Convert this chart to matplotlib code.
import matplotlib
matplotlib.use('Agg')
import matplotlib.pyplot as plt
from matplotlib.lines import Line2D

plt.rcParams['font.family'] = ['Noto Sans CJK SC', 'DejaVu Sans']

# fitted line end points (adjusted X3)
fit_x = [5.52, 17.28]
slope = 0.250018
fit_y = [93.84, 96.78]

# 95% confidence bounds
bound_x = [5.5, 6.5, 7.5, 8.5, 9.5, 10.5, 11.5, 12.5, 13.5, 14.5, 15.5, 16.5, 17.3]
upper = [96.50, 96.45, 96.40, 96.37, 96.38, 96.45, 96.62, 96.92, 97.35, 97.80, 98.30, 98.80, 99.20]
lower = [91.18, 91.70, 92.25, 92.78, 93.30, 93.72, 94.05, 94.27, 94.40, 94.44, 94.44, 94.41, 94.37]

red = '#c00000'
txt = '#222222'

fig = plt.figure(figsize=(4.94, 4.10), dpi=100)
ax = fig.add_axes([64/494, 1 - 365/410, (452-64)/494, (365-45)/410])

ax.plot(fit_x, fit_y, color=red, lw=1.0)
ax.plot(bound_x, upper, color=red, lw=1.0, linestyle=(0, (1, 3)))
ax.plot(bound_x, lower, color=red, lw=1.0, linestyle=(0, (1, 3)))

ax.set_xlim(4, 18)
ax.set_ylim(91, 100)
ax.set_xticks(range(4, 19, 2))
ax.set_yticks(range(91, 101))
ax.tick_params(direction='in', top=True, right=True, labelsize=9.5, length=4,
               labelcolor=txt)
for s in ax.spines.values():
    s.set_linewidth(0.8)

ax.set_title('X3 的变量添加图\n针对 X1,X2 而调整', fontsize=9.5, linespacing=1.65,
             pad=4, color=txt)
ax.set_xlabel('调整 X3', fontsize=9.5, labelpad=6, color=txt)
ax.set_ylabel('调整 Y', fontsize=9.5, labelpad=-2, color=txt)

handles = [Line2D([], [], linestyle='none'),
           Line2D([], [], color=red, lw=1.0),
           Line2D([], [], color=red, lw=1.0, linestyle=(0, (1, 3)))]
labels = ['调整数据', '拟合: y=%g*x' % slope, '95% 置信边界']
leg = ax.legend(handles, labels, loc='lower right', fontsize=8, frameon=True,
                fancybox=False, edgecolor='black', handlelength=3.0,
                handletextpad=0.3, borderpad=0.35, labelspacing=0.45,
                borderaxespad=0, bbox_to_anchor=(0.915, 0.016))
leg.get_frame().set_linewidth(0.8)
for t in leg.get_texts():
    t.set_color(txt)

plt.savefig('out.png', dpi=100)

----------

[DIRECTIONS FOR THIS TASK]:
Reproduce all data above, unchanged.

[PROBLEM SOLUTION]:
Convert this chart to matplotlib code.
import matplotlib
matplotlib.use('Agg')
import matplotlib.pyplot as plt
from matplotlib.lines import Line2D

plt.rcParams['font.family'] = ['Noto Sans CJK SC', 'DejaVu Sans']

# fitted line end points (adjusted X3)
fit_x = [5.52, 17.28]
slope = 0.250018
fit_y = [93.84, 96.78]

# 95% confidence bounds
bound_x = [5.5, 6.5, 7.5, 8.5, 9.5, 10.5, 11.5, 12.5, 13.5, 14.5, 15.5, 16.5, 17.3]
upper = [96.50, 96.45, 96.40, 96.37, 96.38, 96.45, 96.62, 96.92, 97.35, 97.80, 98.30, 98.80, 99.20]
lower = [91.18, 91.70, 92.25, 92.78, 93.30, 93.72, 94.05, 94.27, 94.40, 94.44, 94.44, 94.41, 94.37]

red = '#c00000'
txt = '#222222'

fig = plt.figure(figsize=(4.94, 4.10), dpi=100)
ax = fig.add_axes([64/494, 1 - 365/410, (452-64)/494, (365-45)/410])

ax.plot(fit_x, fit_y, color=red, lw=1.0)
ax.plot(bound_x, upper, color=red, lw=1.0, linestyle=(0, (1, 3)))
ax.plot(bound_x, lower, color=red, lw=1.0, linestyle=(0, (1, 3)))

ax.set_xlim(4, 18)
ax.set_ylim(91, 100)
ax.set_xticks(range(4, 19, 2))
ax.set_yticks(range(91, 101))
ax.tick_params(direction='in', top=True, right=True, labelsize=9.5, length=4,
               labelcolor=txt)
for s in ax.spines.values():
    s.set_linewidth(0.8)

ax.set_title('X3 的变量添加图\n针对 X1,X2 而调整', fontsize=9.5, linespacing=1.65,
             pad=4, color=txt)
ax.set_xlabel('调整 X3', fontsize=9.5, labelpad=6, color=txt)
ax.set_ylabel('调整 Y', fontsize=9.5, labelpad=-2, color=txt)

handles = [Line2D([], [], linestyle='none'),
           Line2D([], [], color=red, lw=1.0),
           Line2D([], [], color=red, lw=1.0, linestyle=(0, (1, 3)))]
labels = ['调整数据', '拟合: y=%g*x' % slope, '95% 置信边界']
leg = ax.legend(handles, labels, loc='lower right', fontsize=8, frameon=True,
                fancybox=False, edgecolor='black', handlelength=3.0,
                handletextpad=0.3, borderpad=0.35, labelspacing=0.45,
                borderaxespad=0, bbox_to_anchor=(0.915, 0.016))
leg.get_frame().set_linewidth(0.8)
for t in leg.get_texts():
    t.set_color(txt)

plt.savefig('out.png', dpi=100)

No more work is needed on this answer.